**Set exercise:** Retype only what runs from the first line of the listing to the line holding "import seaborn as sns", both included. Do not retype the pictures.

**Supplied information:**
#####

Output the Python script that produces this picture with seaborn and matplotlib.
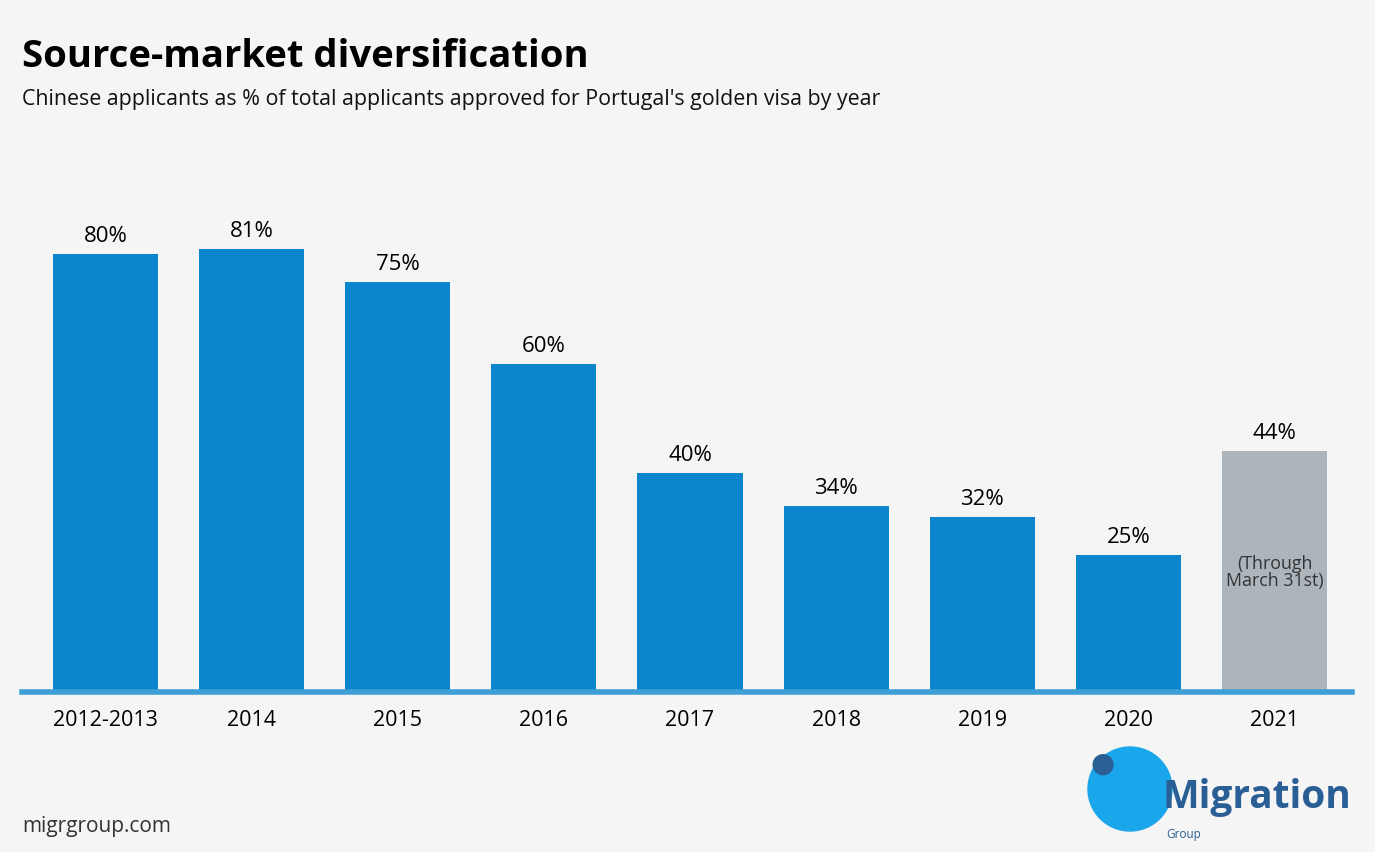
import matplotlib
matplotlib.use('Agg')
import matplotlib.pyplot as plt
import matplotlib.patches as mpatches
import pandas as pd
import seaborn as sns

years = ['2012-2013', '2014', '2015', '2016', '2017', '2018', '2019', '2020', '2021']
share = [80, 81, 75, 60, 40, 34, 32, 25, 44]
value_labels = ['80%', '81%', '75%', '60%', '40%', '34%', '32%', '25%', '44%']
partial_note = '(Through\nMarch 31st)'

bg = '#f5f5f5'
blue = '#0b86cd'
grey = '#adb5bc'

sns.set_style('white')
plt.rcParams['font.family'] = ['Open Sans', 'DejaVu Sans']

df = pd.DataFrame({'year': years, 'share': share})
colors = [blue] * (len(years) - 1) + [grey]

fig = plt.figure(figsize=(13.75, 8.53), dpi=100, facecolor=bg)
ax = fig.add_axes([22 / 1375, 160 / 853, 1330 / 1375, 547 / 853])
ax.set_facecolor(bg)

sns.barplot(data=df, x='year', y='share', hue='year', palette=colors,
            legend=False, width=0.72, saturation=1, linewidth=0, ax=ax)

ax.set_xlim(-0.571, 8.53)
ax.set_ylim(0, 100)
for side in ['top', 'right', 'left']:
    ax.spines[side].set_visible(False)
ax.spines['bottom'].set_color('#3d9fd6')
ax.spines['bottom'].set_linewidth(4)
ax.set_yticks([])
ax.set_xlabel('')
ax.set_ylabel('')
ax.tick_params(axis='x', length=0, pad=12, labelsize=15.5, labelcolor='#000000')

for i, (v, lab) in enumerate(zip(share, value_labels)):
    ax.text(i, v + 1.5, lab, ha='center', va='bottom', fontsize=16, color='#000000')

ax.text(len(years) - 1, 22, partial_note, ha='center', va='center',
        fontsize=12.8, color='#333333', linespacing=0.95)

fig.text(22 / 1375, 1 - 67 / 853, 'Source-market diversification', fontsize=27.5,
         fontweight='bold', color='#000000', ha='left', va='baseline')
fig.text(22 / 1375, 1 - 105 / 853,
         "Chinese applicants as % of total applicants approved for Portugal's golden visa by year",
         fontsize=15.4, color='#111111', ha='left', va='baseline')
fig.text(22 / 1375, 1 - 832 / 853, 'migrgroup.com', fontsize=15, color='#333333',
         ha='left', va='baseline')

# rough logo
globe = mpatches.Ellipse((1130 / 1375, 1 - 790 / 853), 84 / 1375, 84 / 853,
                         transform=fig.transFigure, color='#1aa6ea', zorder=1)
fig.patches.append(globe)
fig.text(1103 / 1375, 1 - 772 / 853, '\u25CF', fontsize=20, color='#2a5f95',
         ha='center', va='baseline')
fig.text(1162 / 1375, 1 - 808 / 853, 'Migration', fontsize=28, fontweight='bold',
         color='#2a5f95', ha='left', va='baseline')
fig.text(1166 / 1375, 1 - 838 / 853, 'Group', fontsize=8.5, color='#2a5f95',
         ha='left', va='baseline')

fig.savefig('out.png', dpi=100, facecolor=bg)
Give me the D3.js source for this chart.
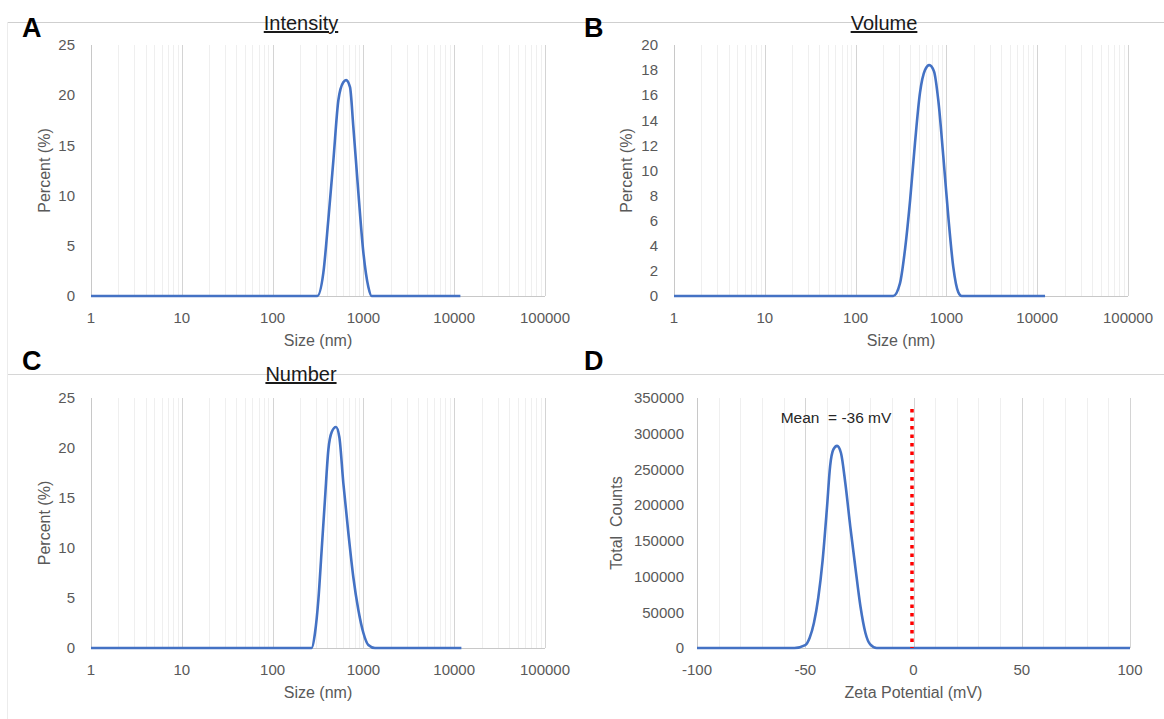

#####

**Final result:**
Output the Python script that produces this picture with seaborn and matplotlib.
import matplotlib
matplotlib.use('Agg')
import matplotlib.pyplot as plt
import matplotlib.patches as mpatches
import pandas as pd
import seaborn as sns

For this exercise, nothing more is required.